Construction materials Ellis Fox blog

Many main contractors are committed to creating net-zero sites, reducing construction waste and improving management of materials. But it’s not a straight forward task, there are hundreds of elements that need to connect to make this happen. Materials still need to comply with standards and when their history is unknown it’s difficult to validate if they will.

It’s indeed difficult to rewrite the past, but there are suggestions that creating digital materials passports which contain all the relevant data could help determine how materials can be reused in future. If this data can be integrated in to BIM, it may also influence the design and planning of projects. But how best to implement it?

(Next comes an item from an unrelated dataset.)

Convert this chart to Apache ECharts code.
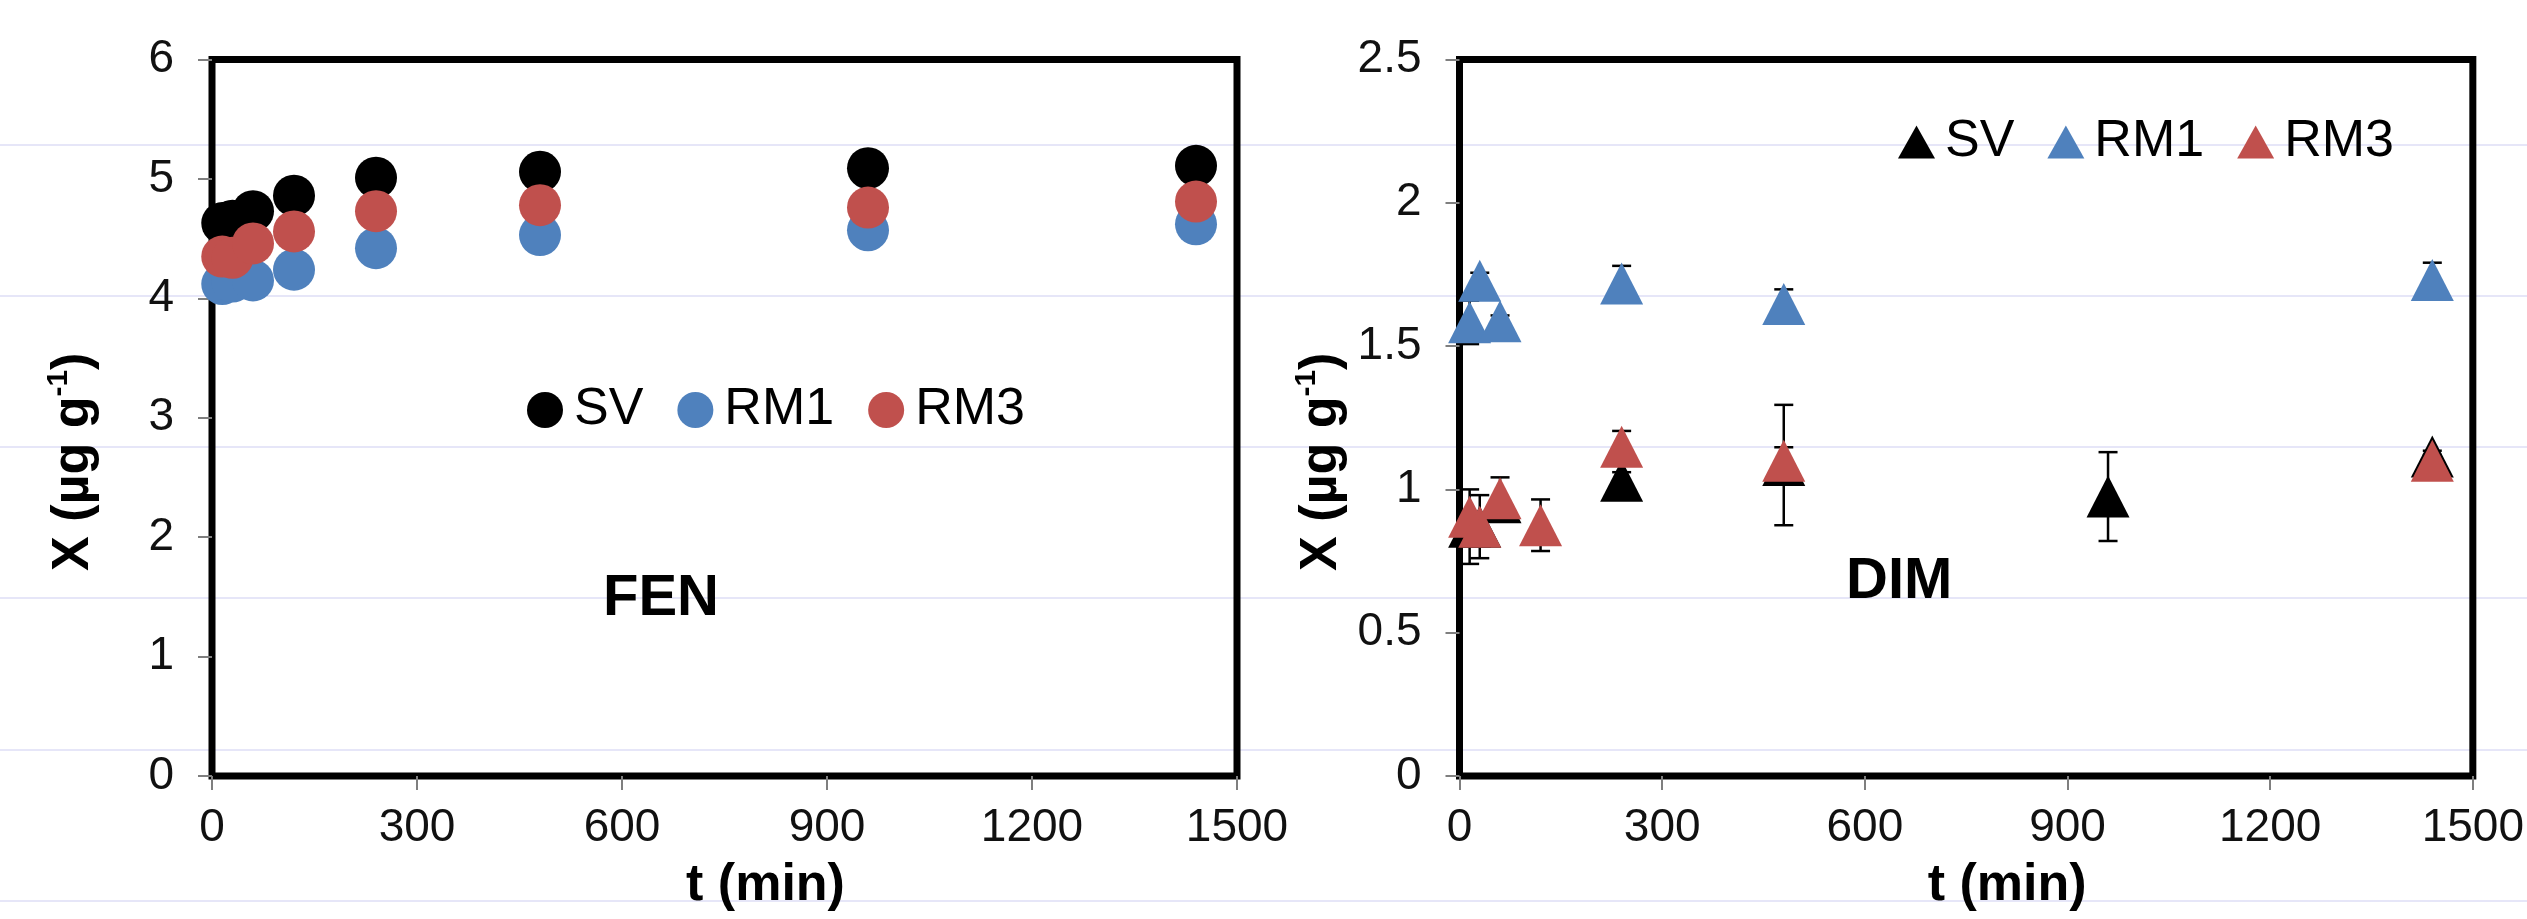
<!DOCTYPE html>
<html>
<head>
<meta charset="utf-8">
<script src="https://cdn.jsdelivr.net/npm/echarts@6/dist/echarts.min.js"></script>
<style>
html,body{margin:0;padding:0;background:#fff;}
#chart{width:2527px;height:919px;}
</style>
</head>
<body>
<div id="chart"></div>
<script>
// ---------- data ----------
const seriesNames = ['SV', 'RM1', 'RM3'];
const xTicks = [0, 300, 600, 900, 1200, 1500];

// FEN (left panel)
const fenTime = [15, 30, 60, 120, 240, 480, 960, 1440];
const fenSV  = [4.63, 4.65, 4.73, 4.86, 5.01, 5.06, 5.09, 5.11];
const fenRM1 = [4.12, 4.14, 4.15, 4.24, 4.42, 4.53, 4.57, 4.62];
const fenRM3 = [4.35, 4.34, 4.46, 4.56, 4.73, 4.78, 4.76, 4.81];

// DIM (right panel)
const dimSVTime  = [15, 30, 60, 240, 480, 960, 1440];
const dimSV      = [0.87, 0.87, 0.955, 1.03, 1.085, 0.975, 1.115];
const dimSVErr   = [0.13, 0.11, 0, 0.03, 0.21, 0.155, 0.02];
const dimRM1Time = [15, 30, 60, 240, 480, 1440];
const dimRM1     = [1.583, 1.728, 1.587, 1.718, 1.647, 1.731];
const dimRM1Err  = [0.076, 0.028, 0.02, 0.062, 0.051, 0.06];
const dimRM3Time = [15, 30, 60, 120, 240, 480, 1440];
const dimRM3     = [0.905, 0.87, 0.969, 0.875, 1.149, 1.10, 1.10];
const dimRM3Err  = [0, 0, 0.073, 0.09, 0.055, 0.047, 0.02];

const colors = {SV: '#000000', RM1: '#4f81bd', RM3: '#c0504d'};

// ---------- helpers ----------
const FONT = "'Liberation Sans', Arial, sans-serif";
const zip = (xs, ys) => xs.map((x, i) => [x, ys[i]]);
const zip3 = (xs, ys, es) => xs.map((x, i) => [x, ys[i], es[i]]);

function errRender(params, api) {
  const t = api.value(0), v = api.value(1), e = api.value(2);
  if (!e) return null;
  const hi = api.coord([t, v + e]);
  const lo = api.coord([t, v - e]);
  const w = 9.5;
  const style = {stroke: '#000', lineWidth: 2.5};
  return {type: 'group', children: [
    {type: 'line', shape: {x1: hi[0], y1: hi[1], x2: lo[0], y2: lo[1]}, style: style},
    {type: 'line', shape: {x1: hi[0] - w, y1: hi[1], x2: hi[0] + w, y2: hi[1]}, style: style},
    {type: 'line', shape: {x1: lo[0] - w, y1: lo[1], x2: lo[0] + w, y2: lo[1]}, style: style}
  ]};
}

const gridCommon = {show: true, borderColor: '#000', borderWidth: 7, backgroundColor: 'transparent'};

function xAxisCfg(gridIndex) {
  return {
    type: 'value', gridIndex: gridIndex, min: xTicks[0], max: xTicks[xTicks.length - 1], interval: 300,
    axisLine: {show: false},
    axisTick: {show: true, inside: false, length: 14, lineStyle: {color: '#7f7f7f', width: 2}},
    splitLine: {show: false},
    axisLabel: {fontSize: 46, color: '#111', fontFamily: FONT, margin: 29, formatter: v => String(v)},
    name: 't (min)', nameLocation: 'middle', nameGap: 84,
    nameTextStyle: {fontSize: 52, fontWeight: 'bold', color: '#000', fontFamily: FONT, padding: [0, 0, 0, 82]}
  };
}
function yAxisCfg(gridIndex, max, interval) {
  return {
    type: 'value', gridIndex: gridIndex, min: 0, max: max, interval: interval,
    axisLine: {show: false},
    axisTick: {show: true, inside: false, length: 14, lineStyle: {color: '#7f7f7f', width: 2}},
    splitLine: {show: false},
    axisLabel: {fontSize: 46, color: '#111', fontFamily: FONT, margin: 38, formatter: v => String(v)},
    name: '{b|X (µg g}{s|-1}{b|)}', nameLocation: 'middle', nameGap: 112,
    nameTextStyle: {
      color: '#000', fontFamily: FONT, padding: [0, 88, 0, 0],
      rich: {
        b: {fontSize: 52, fontWeight: 'bold', fontFamily: FONT, color: '#000', lineHeight: 62, verticalAlign: 'bottom'},
        s: {fontSize: 30, fontWeight: 'bold', fontFamily: FONT, color: '#000', lineHeight: 62, verticalAlign: 'top', padding: [6, 0, 0, 0]}
      }
    }
  };
}

// background ruled lines (decoration)
const ruleY = [145, 296, 447, 598, 750, 901];
const graphics = ruleY.map(y => ({
  type: 'line', z: -10, silent: true,
  shape: {x1: 0, y1: y, x2: 2527, y2: y},
  style: {stroke: '#e6e6f8', lineWidth: 2}
}));

const fenData = {SV: fenSV, RM1: fenRM1, RM3: fenRM3};
const dimData = {
  SV: [dimSVTime, dimSV, dimSVErr],
  RM1: [dimRM1Time, dimRM1, dimRM1Err],
  RM3: [dimRM3Time, dimRM3, dimRM3Err]
};

const series = [];
seriesNames.forEach(n => {
  series.push({
    name: n, type: 'scatter', xAxisIndex: 0, yAxisIndex: 0, z: 3,
    symbol: 'circle', symbolSize: 42,
    itemStyle: {color: colors[n], opacity: 1},
    data: zip(fenTime, fenData[n])
  });
});
seriesNames.forEach(n => {
  const d = dimData[n];
  series.push({
    name: n + ' error', type: 'custom', xAxisIndex: 1, yAxisIndex: 1, z: 2,
    renderItem: errRender, data: zip3(d[0], d[1], d[2])
  });
  series.push({
    name: n, type: 'scatter', xAxisIndex: 1, yAxisIndex: 1, z: 3,
    symbol: 'triangle', symbolSize: [43, 42],
    itemStyle: {color: colors[n], opacity: 1},
    data: zip(d[0], d[1])
  });
});

const chart = echarts.init(document.getElementById('chart'), null, {renderer: 'canvas'});
chart.setOption({
  animation: false,
  backgroundColor: '#ffffff',
  graphic: graphics,
  title: [
    {text: 'FEN', left: 603, top: 570, padding: 0,
     textStyle: {fontSize: 58, fontWeight: 'bold', color: '#000', fontFamily: FONT}},
    {text: 'DIM', left: 1846, top: 553, padding: 0,
     textStyle: {fontSize: 58, fontWeight: 'bold', color: '#000', fontFamily: FONT}}
  ],
  legend: [
    {data: seriesNames, left: 527, top: 384, padding: 0, icon: 'circle',
     itemWidth: 36, itemHeight: 36, itemGap: 34,
     textStyle: {fontSize: 52, color: '#000', fontFamily: FONT, lineHeight: 50, padding: [0, 0, 0, 6]}},
    {data: seriesNames, left: 1898, top: 116, padding: 0, icon: 'triangle',
     itemWidth: 37, itemHeight: 33, itemGap: 33,
     textStyle: {fontSize: 52, color: '#000', fontFamily: FONT, lineHeight: 50, padding: [0, 0, 0, 5]}}
  ],
  grid: [
    Object.assign({left: 212, top: 59.5, width: 1025, height: 716.5}, gridCommon),
    Object.assign({left: 1459.5, top: 59.5, width: 1024, height: 716.5}, gridCommon)
  ],
  xAxis: [xAxisCfg(0), xAxisCfg(1)],
  yAxis: [yAxisCfg(0, 6, 1), yAxisCfg(1, 2.5, 0.5)],
  series: series
});
</script>
</body>
</html>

A trial project was recently implemented in London for an office development and it’s a good example of the many things that need to be taken into consideration when materials are to be reused, recycled or repurposed in future. Here are a few key takeaways:

Centralized information

Having the information in a centralized database where various tools and technologies can access it is vital. In other words, an exel spreadsheet is not the ideal solution. A better option is a cloud platform that integrates with BIM and design tools.

Construction and deconstruction

If the life of materials is to be extended, buildings need to be designed in ways that materials can be easily deconstructed without damage. Modular design lends itself to this more than traditional construction methods where materials are mixed and permanently bonded. This means implementing operational changes on site.

Whole life considerations

When looking to achieve net zero, it’s not enough to only know the source and initial carbon footprint of materials. Transportation and storage also factor in, as well as how materials are disposed of when they can no longer be used. Material passports, if correctly implemented, can help track this information and provide data essential to helping main contractors improve their sustainability efforts.

Technical expertise

There is an opportunity for professionals in the industry to leverage their expertise to help design and test ways in which to make materials passports work. Understanding how the industry currently operates, and knowing what the desired future outcome should be, is critical to overcoming challenges to implementation.

Data has a key role to play in helping the construction industry achieve net-zero and it’s innovators who will be leading the way.